■ PROBLEM DETAILS:
From the entries below, pull out each line where "matplotlib" appears.

Records from a collection
— Start —

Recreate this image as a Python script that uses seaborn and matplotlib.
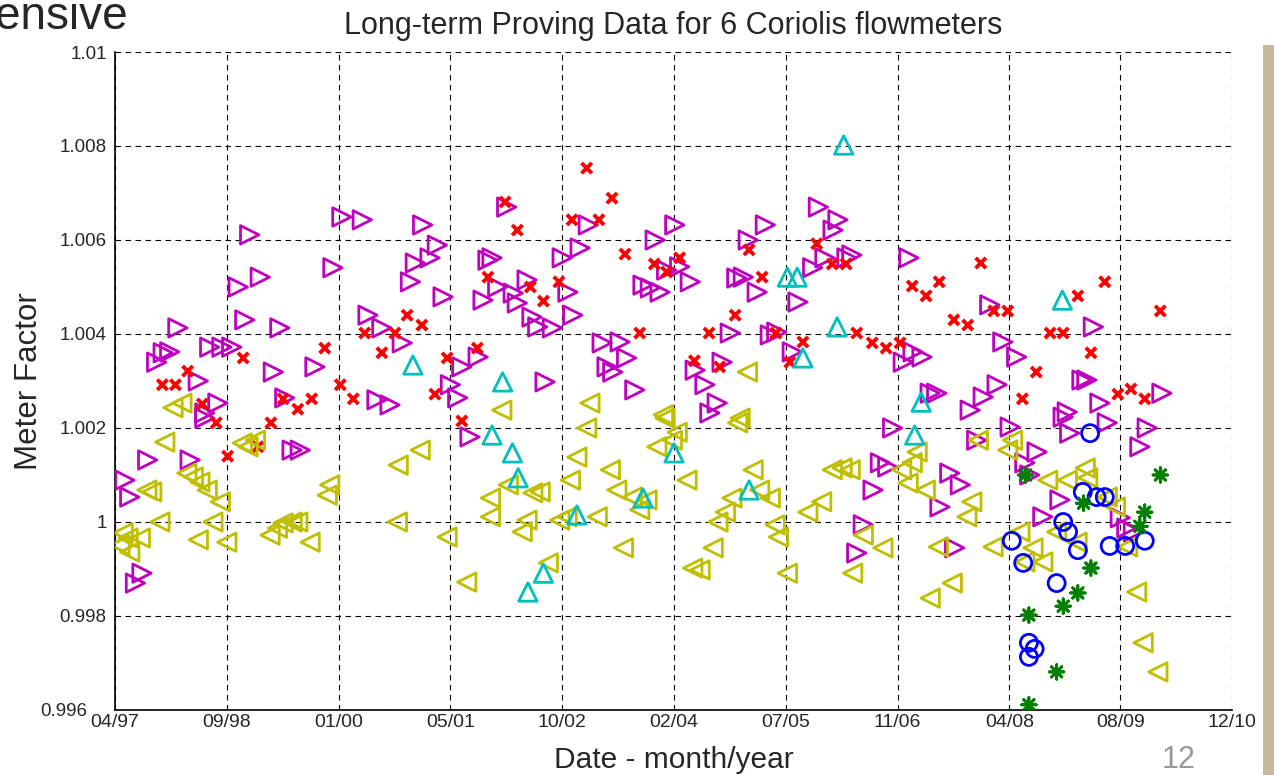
import matplotlib
matplotlib.use("Agg")
import matplotlib.pyplot as plt
from matplotlib.patches import Rectangle
from matplotlib.transforms import ScaledTranslation
import seaborn as sns
import pandas as pd

# x values are decimal years, y values are meter factors
mag_x = [1997.42, 1997.48, 1997.70, 1998.22, 1997.55, 1997.63, 1998.40, 1998.07, 1997.97, 1997.89,
         1997.81, 1998.32, 1998.46, 1998.61, 1998.73, 1998.56, 1998.40, 1998.95, 1998.81, 1999.08,
         1998.89, 1999.32, 1999.24, 1999.75, 1999.38, 2000.08, 2000.33, 1999.97, 2000.40, 2000.57,
         2000.82, 2000.51, 2000.67, 2001.07, 2001.25, 2001.16, 2000.98, 2000.92, 2001.32, 2001.55,
         2001.75, 2001.41, 2001.50, 2001.87, 2001.81, 1999.47, 1999.57, 2001.65, 2002.10, 2001.92,
         2001.99, 2002.35, 2002.18, 2002.23, 2002.41, 2002.48, 2002.66, 2002.78, 2003.00, 2003.10,
         2002.85, 2002.91, 2003.27, 2003.49, 2003.57, 2003.33, 2003.40, 2002.57, 2003.67, 2003.92,
         2004.16, 2003.77, 2003.86, 2003.98, 2004.06, 2004.22, 2004.35, 2004.92, 2005.00, 2005.17,
         2005.06, 2005.27, 2004.84, 2005.33, 2005.41, 2005.60, 2004.41, 2004.53, 2004.74, 2004.68,
         2004.59, 2005.67, 2005.92, 2006.16, 2006.10, 2005.85, 2006.00, 2006.27, 2006.33, 2007.03,
         2008.02, 2008.18, 2008.35, 2006.96, 2007.08, 2007.19, 2007.29, 2007.37, 2008.11, 2007.94,
         2007.78, 2009.29, 2008.97, 2009.15, 2009.21, 2009.37, 2010.13, 2006.83, 2007.86, 2008.27,
         2008.60, 2008.45, 2008.51, 2009.00, 2009.46, 2009.95, 2009.86, 2006.68, 2006.77, 2006.59,
         2007.53, 2007.66, 2007.41, 2008.88, 2008.67, 2006.47, 2006.39, 2007.59, 2009.62, 2009.70,
         2009.78, 2008.92]
mag_y = [1.00089, 1.00053, 1.00132, 1.00132, 0.99870, 0.99891, 1.00221, 1.00413, 1.00362, 1.00360,
         1.00340, 1.00300, 1.00372, 1.00372, 1.00372, 1.00253, 1.00232, 1.00611, 1.00500, 1.00521,
         1.00430, 1.00413, 1.00319, 1.00330, 1.00264, 1.00649, 1.00643, 1.00541, 1.00440, 1.00413,
         1.00381, 1.00260, 1.00249, 1.00632, 1.00589, 1.00562, 1.00551, 1.00511, 1.00479, 1.00330,
         1.00351, 1.00292, 1.00264, 1.00557, 1.00472, 1.00153, 1.00153, 1.00181, 1.00670, 1.00562,
         1.00500, 1.00515, 1.00487, 1.00466, 1.00436, 1.00415, 1.00413, 1.00562, 1.00583, 1.00632,
         1.00489, 1.00440, 1.00381, 1.00383, 1.00349, 1.00330, 1.00319, 1.00298, 1.00281, 1.00600,
         1.00632, 1.00504, 1.00498, 1.00489, 1.00536, 1.00543, 1.00511, 1.00519, 1.00521, 1.00489,
         1.00600, 1.00632, 1.00402, 1.00398, 1.00404, 1.00362, 1.00323, 1.00292, 1.00340, 1.00253,
         1.00232, 1.00468, 1.00670, 1.00643, 1.00621, 1.00541, 1.00562, 1.00562, 1.00568, 1.00562,
         1.00462, 1.00383, 1.00351, 1.00340, 1.00362, 1.00351, 1.00274, 1.00274, 1.00292, 1.00266,
         1.00238, 1.00415, 1.00234, 1.00302, 1.00302, 1.00253, 1.00274, 1.00200, 1.00174, 1.00202,
         1.00149, 1.00126, 1.00100, 1.00189, 1.00211, 1.00200, 1.00160, 1.00126, 1.00117, 1.00068,
         1.00104, 1.00079, 1.00032, 1.00047, 1.00011, 0.99994, 0.99934, 0.99945, 1.00009, 0.99987,
         0.99979, 1.00223]

red_x = [1998.19, 1997.88, 1998.04, 1998.37, 1998.87, 1999.87, 2000.06, 2000.22, 1999.71, 1999.54,
         1999.36, 2000.36, 2000.57, 2000.73, 2000.88, 2001.06, 2001.37, 2001.22, 2001.74, 2001.87,
         2001.55, 1998.54, 1999.21, 1998.68, 1999.05, 2003.08, 2003.39, 2002.90, 2003.23, 2002.08,
         2002.23, 2003.55, 2003.91, 2004.22, 2004.06, 2002.39, 2002.74, 2002.55, 2003.73, 2004.58,
         2004.90, 2005.07, 2005.23, 2005.90, 2006.09, 2006.26, 2006.39, 2005.73, 2005.40, 2004.40,
         2004.71, 2005.57, 2007.91, 2007.07, 2007.40, 2007.24, 2007.58, 2007.75, 2008.07, 2008.24,
         2006.58, 2006.75, 2006.92, 2008.76, 2008.92, 2009.10, 2009.43, 2010.11, 2009.26, 2008.59,
         2008.42, 2009.59, 2009.75, 2009.92]
red_y = [1.00321, 1.00292, 1.00292, 1.00251, 1.00349, 1.00370, 1.00292, 1.00262, 1.00262, 1.00240,
         1.00262, 1.00402, 1.00360, 1.00402, 1.00440, 1.00419, 1.00349, 1.00272, 1.00370, 1.00521,
         1.00215, 1.00211, 1.00211, 1.00140, 1.00160, 1.00753, 1.00689, 1.00643, 1.00643, 1.00681,
         1.00621, 1.00570, 1.00549, 1.00562, 1.00532, 1.00500, 1.00511, 1.00470, 1.00402, 1.00402,
         1.00440, 1.00579, 1.00521, 1.00592, 1.00549, 1.00549, 1.00402, 1.00383, 1.00402, 1.00343,
         1.00330, 1.00340, 1.00551, 1.00502, 1.00511, 1.00481, 1.00430, 1.00419, 1.00449, 1.00449,
         1.00381, 1.00370, 1.00381, 1.00402, 1.00402, 1.00481, 1.00511, 1.00449, 1.00360, 1.00319,
         1.00262, 1.00272, 1.00283, 1.00262]

yel_x = [1997.91, 1997.69, 1997.75, 1998.18, 1998.26, 1998.34, 1998.43, 1998.59, 1997.85, 1998.50,
         1997.40, 1997.46, 1997.61, 1997.36, 1997.48, 1998.32, 1998.67, 1998.86, 1998.93, 1999.02,
         1999.20, 1999.29, 1999.36, 1999.47, 1999.54, 1999.69, 1999.90, 1999.93, 2000.77, 2001.04,
         2000.76, 2001.37, 2001.61, 2001.90, 2001.90, 2002.04, 2003.08, 2002.96, 2002.88, 2003.37,
         2003.45, 2003.64, 2003.73, 2003.82, 2003.21, 2002.75, 2002.84, 2002.35, 2002.29, 2002.51,
         2002.42, 2002.12, 2003.53, 2002.61, 2004.04, 2004.19, 2003.94, 2004.13, 2004.31, 2004.93,
         2005.12, 2005.20, 2005.33, 2004.86, 2004.78, 2004.69, 2004.63, 2004.38, 2004.47, 2005.39,
         2005.43, 2005.54, 2005.79, 2005.96, 2006.09, 2006.21, 2006.31, 2006.34, 2003.12, 2004.02,
         2005.05, 2004.96, 2006.47, 2006.71, 2007.39, 2007.56, 2007.29, 2007.13, 2007.07, 2006.94,
         2007.02, 2007.23, 2007.80, 2007.74, 2007.88, 2008.24, 2008.30, 2008.73, 2008.97, 2009.19,
         2009.22, 2009.46, 2009.56, 2008.39, 2008.55, 2008.67, 2008.45, 2008.84, 2009.09, 2008.06,
         2009.71, 2009.82, 2009.90, 2010.08, 1998.01, 1998.12]
yel_y = [1.00170, 1.00068, 1.00064, 1.00104, 1.00096, 1.00085, 1.00068, 1.00043, 1.00000, 1.00000,
         0.99977, 0.99966, 0.99966, 0.99951, 0.99936, 0.99962, 0.99957, 1.00168, 1.00160, 1.00174,
         0.99972, 0.99987, 0.99998, 1.00000, 1.00000, 0.99957, 1.00057, 1.00079, 1.00121, 1.00153,
         1.00000, 0.99968, 0.99872, 1.00051, 1.00011, 1.00238, 1.00200, 1.00138, 1.00089, 1.00111,
         1.00068, 1.00053, 1.00026, 1.00047, 1.00011, 1.00004, 1.00011, 1.00004, 0.99979, 1.00064,
         1.00062, 1.00079, 0.99945, 0.99913, 1.00221, 1.00191, 1.00160, 1.00174, 1.00089, 1.00211,
         1.00111, 1.00068, 1.00051, 1.00051, 1.00021, 1.00000, 0.99945, 0.99902, 0.99898, 0.99994,
         0.99968, 0.99891, 1.00021, 1.00043, 1.00111, 1.00115, 1.00111, 0.99891, 1.00253, 1.00228,
         1.00319, 1.00221, 0.99972, 0.99945, 0.99947, 0.99870, 0.99838, 1.00149, 1.00126, 1.00111,
         1.00083, 1.00068, 1.00043, 1.00011, 1.00174, 1.00153, 1.00174, 1.00089, 1.00089, 1.00115,
         1.00094, 1.00053, 1.00032, 0.99979, 0.99945, 0.99915, 0.99915, 0.99979, 0.99957, 0.99947,
         0.99947, 0.99851, 0.99743, 0.99681, 1.00243, 1.00253]

cyan_x = [2000.95, 2002.05, 2001.92, 2002.17, 2002.24, 2002.96, 2002.55, 2002.36, 2004.15, 2005.07,
          2003.77, 2005.54, 2005.66, 2006.15, 2005.73, 2006.23, 2008.91, 2007.18, 2007.10]
cyan_y = [1.00334, 1.00298, 1.00185, 1.00147, 1.00094, 1.00015, 0.99891, 0.99851, 1.00147, 1.00068,
          1.00051, 1.00521, 1.00521, 1.00415, 1.00349, 1.00802, 1.00472, 1.00255, 1.00185]

blue_x = [2009.25, 2009.16, 2009.33, 2009.43, 2008.29, 2008.43, 2008.92, 2008.98, 2009.10, 2008.84,
          2009.49, 2009.68, 2009.92, 2008.50, 2008.57, 2008.50]
blue_y = [1.00189, 1.00064, 1.00053, 1.00053, 0.99960, 0.99913, 1.00000, 0.99979, 0.99940, 0.99870,
          0.99949, 0.99949, 0.99960, 0.99743, 0.99730, 0.99713]

green_x = [2008.46, 2009.17, 2009.26, 2009.10, 2008.92, 2008.50, 2008.84, 2008.50, 2010.11, 2009.92,
           2009.86]
green_y = [1.00100, 1.00040, 0.99902, 0.99849, 0.99821, 0.99802, 0.99681, 0.99611, 1.00100, 1.00021,
           0.99991]

tick_pos = [1997.30, 1998.67, 2000.04, 2001.41, 2002.78, 2004.15, 2005.52, 2006.89, 2008.26,
            2009.62, 2010.99]
tick_labels = ["04/97", "09/98", "01/00", "05/01", "10/02", "02/04", "07/05", "11/06", "04/08",
               "08/09", "12/10"]
ytick_pos = [0.996, 0.998, 1.0, 1.002, 1.004, 1.006, 1.008, 1.01]
ytick_labels = ["0.996", "0.998", "1", "1.002", "1.004", "1.006", "1.008", "1.01"]

sns.set_style("white")
plt.rcParams['font.family'] = ['Liberation Sans', 'DejaVu Sans']

fig = plt.figure(figsize=(12.74, 7.75), dpi=100)
ax = fig.add_axes([0.0903, 0.0839, 0.8768, 0.849])

series = [
    (mag_x, mag_y, '>', '#bf00bf', 175, 2.0),
    (red_x, red_y, 'x', '#ff0000', 55, 2.8),
    (yel_x, yel_y, '<', '#bfbf00', 175, 2.0),
    (cyan_x, cyan_y, '^', '#00bfbf', 175, 2.0),
    (blue_x, blue_y, 'o', '#0000ff', 150, 2.0),
    (green_x, green_y, (8, 2, 0), '#008000', 110, 2.0),
]
for i, (xs, ys, mk, col, sz, lw) in enumerate(series):
    df = pd.DataFrame({'date': xs, 'mf': ys})
    sns.scatterplot(data=df, x='date', y='mf', marker=mk, s=sz, ax=ax, legend=False, zorder=3 + i)
    coll = ax.collections[-1]
    coll.set_facecolor('none')
    coll.set_edgecolor(col)
    coll.set_linewidth(lw)

ax.set_xlim(tick_pos[0], tick_pos[-1])
ax.set_ylim(0.996, 1.01)
ax.set_xticks(tick_pos)
ax.set_xticklabels(tick_labels, fontsize=14)
ax.set_yticks(ytick_pos)
ax.set_yticklabels(ytick_labels, fontsize=13.5)
ax.tick_params(direction='in', length=5, width=1, color='k', pad=3)
ax.tick_params(axis='y', pad=6)
# bottom y label sits a bit further left, as in the original
lab0 = ax.get_yticklabels()[0]
lab0.set_transform(lab0.get_transform() + ScaledTranslation(-0.19, 0, fig.dpi_scale_trans))

ax.grid(True, color='k', linestyle=(0, (5, 4)), linewidth=0.8)
ax.set_axisbelow(True)
for side in ['top', 'right']:
    ax.spines[side].set_visible(False)
for side in ['left', 'bottom']:
    ax.spines[side].set_color('k')
    ax.spines[side].set_linewidth(1.2)

ax.set_title("Long-term Proving Data for 6 Coriolis flowmeters", fontsize=22, pad=13)
ax.set_xlabel("Date - month/year", fontsize=21.5, labelpad=11)
ax.set_ylabel("Meter Factor", fontsize=22.5)
ax.yaxis.set_label_coords(-0.064, 0.5)

# slide decoration around the chart
fig.text(128 / 1274, 1 - 29 / 775, "ensive", fontsize=33, ha='right', va='baseline')
fig.text(1195 / 1274, 1 - 768 / 775, "12", fontsize=22, ha='right', va='baseline', color='#999999')
fig.patches.append(Rectangle((1263 / 1274, 0), 11 / 1274, 1 - 45 / 775, transform=fig.transFigure,
                             facecolor='#c9b79c', edgecolor='none'))

fig.savefig("out.png", dpi=100)
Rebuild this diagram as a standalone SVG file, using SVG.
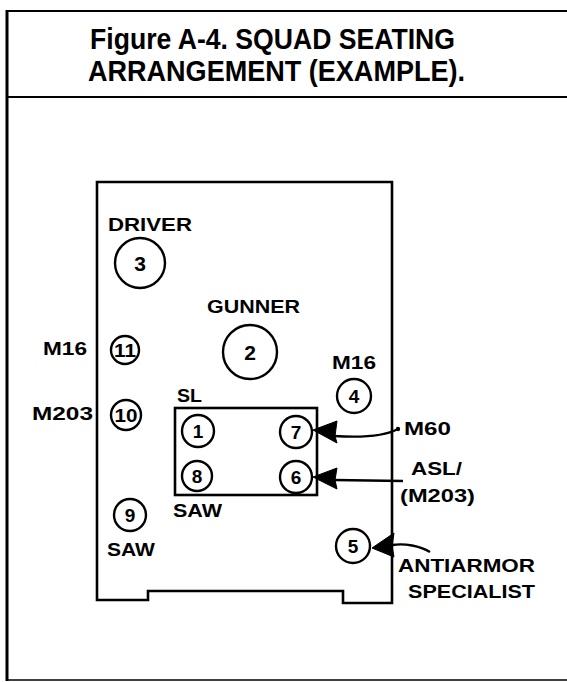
<svg xmlns="http://www.w3.org/2000/svg" width="567" height="682" viewBox="0 0 567 682">
<style>
text{font-family:"Liberation Sans",Arial,sans-serif;font-weight:bold;fill:#000}
.title{font-size:29px}
.lbl{font-size:18.5px}
.num{font-size:19px;text-anchor:middle}
.big{font-size:21px;text-anchor:middle}
.seat{fill:#fff;stroke:#000;stroke-width:2.4}
.frame{fill:none;stroke:#000}
.conn{fill:none;stroke:#000;stroke-width:2.4}
.head{fill:#000;stroke:#000;stroke-width:1;stroke-linejoin:round}
</style>
<rect width="567" height="682" fill="#fff"/>
<g id="frame">
<line class="frame" x1="7" y1="10" x2="7" y2="681" stroke-width="3"/>
<line class="frame" x1="6" y1="11" x2="567" y2="11" stroke-width="2"/>
<line class="frame" x1="6" y1="97" x2="567" y2="97" stroke-width="2"/>
<line class="frame" x1="6" y1="680" x2="567" y2="680" stroke-width="1.5"/>
<text class="title" x="90" y="49" textLength="365" lengthAdjust="spacingAndGlyphs">Figure A-4.  SQUAD SEATING</text>
<text class="title" x="88" y="81" textLength="377" lengthAdjust="spacingAndGlyphs">ARRANGEMENT (EXAMPLE).</text>
</g>
<g id="vehicle">
<path class="frame" stroke-width="2.6" d="M97,182 H392 V603 H343 V591 H148 V600 H97 Z"/>
</g>
<g id="squad-box">
<rect class="frame" stroke-width="2.6" x="175" y="408" width="142" height="87"/>
</g>
<g id="seat-3">
<circle class="seat" cx="140" cy="263" r="25"/>
<text class="big" x="140" y="270.5">3</text>
<text class="lbl" x="108" y="231" textLength="84" lengthAdjust="spacingAndGlyphs">DRIVER</text>
</g>
<g id="seat-2">
<circle class="seat" cx="250" cy="352" r="27"/>
<text class="big" x="250" y="359.5">2</text>
<text class="lbl" x="207" y="313" textLength="93" lengthAdjust="spacingAndGlyphs">GUNNER</text>
</g>
<g id="seat-11">
<circle class="seat" cx="125" cy="350" r="14"/>
<text class="num" x="125" y="357" textLength="22" lengthAdjust="spacingAndGlyphs">11</text>
<text class="lbl" x="43" y="355" textLength="44" lengthAdjust="spacingAndGlyphs">M16</text>
</g>
<g id="seat-10">
<circle class="seat" cx="126" cy="415" r="15"/>
<text class="num" x="126" y="422" textLength="23" lengthAdjust="spacingAndGlyphs">10</text>
<text class="lbl" x="32" y="420" textLength="61" lengthAdjust="spacingAndGlyphs">M203</text>
</g>
<g id="seat-4">
<circle class="seat" cx="354" cy="396" r="17"/>
<text class="num" x="354" y="403">4</text>
<text class="lbl" x="332" y="369" textLength="44" lengthAdjust="spacingAndGlyphs">M16</text>
</g>
<g id="seat-1">
<circle class="seat" cx="198" cy="431" r="16"/>
<text class="num" x="198" y="438">1</text>
<text class="lbl" x="177" y="402" textLength="25" lengthAdjust="spacingAndGlyphs">SL</text>
</g>
<g id="seat-7">
<circle class="seat" cx="296" cy="432" r="16"/>
<text class="num" x="296" y="439">7</text>
</g>
<g id="seat-8">
<circle class="seat" cx="197" cy="476" r="15"/>
<text class="num" x="197" y="483">8</text>
<text class="lbl" x="173" y="517" textLength="49" lengthAdjust="spacingAndGlyphs">SAW</text>
</g>
<g id="seat-6">
<circle class="seat" cx="296" cy="477" r="16"/>
<text class="num" x="296" y="484">6</text>
</g>
<g id="seat-9">
<circle class="seat" cx="130" cy="515" r="16"/>
<text class="num" x="130" y="522">9</text>
<text class="lbl" x="107" y="556" textLength="48" lengthAdjust="spacingAndGlyphs">SAW</text>
</g>
<g id="seat-5">
<circle class="seat" cx="353" cy="546" r="17"/>
<text class="num" x="353" y="553">5</text>
</g>
<g id="label-m60">
<text class="lbl" x="404" y="435" textLength="47" lengthAdjust="spacingAndGlyphs">M60</text>
</g>
<g id="label-asl">
<text class="lbl" x="411" y="475" textLength="51" lengthAdjust="spacingAndGlyphs">ASL/</text>
<text class="lbl" x="400" y="502" textLength="75" lengthAdjust="spacingAndGlyphs">(M203)</text>
</g>
<g id="label-antiarmor">
<text class="lbl" x="398" y="572" textLength="137" lengthAdjust="spacingAndGlyphs">ANTIARMOR</text>
<text class="lbl" x="408" y="598" textLength="127" lengthAdjust="spacingAndGlyphs">SPECIALIST</text>
</g>
<g id="connectors">
<path class="conn" d="M398,429 C385,436 365,438 334,436"/>
<circle cx="398" cy="429" r="2.2" fill="#000"/>
<path class="head" d="M313,430 L337,421 L335,436 L337,443 Z"/>
<path class="conn" d="M403,481 L334,480"/>
<path class="head" d="M313,477 L337,468 L335,480 L337,489 Z"/>
<path class="conn" d="M430,552 C420,546 405,543 392,545"/>
<path class="head" d="M372,548 L394,533 L392,546 L394,557 Z"/>
</g>
</svg>
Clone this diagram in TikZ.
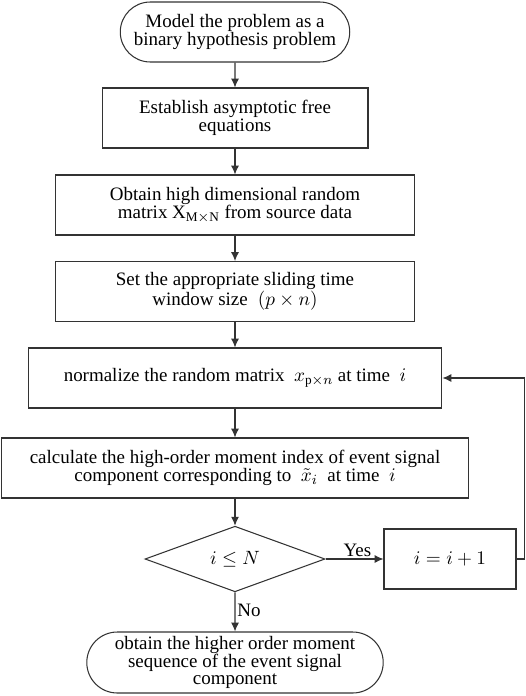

— End —

■ RESPONSE TO THE TASK:
Recreate this image as a Python script that uses seaborn and matplotlib.
import matplotlib
matplotlib.use("Agg")
import matplotlib.pyplot as plt
from matplotlib.patches import Rectangle
from matplotlib.transforms import ScaledTranslation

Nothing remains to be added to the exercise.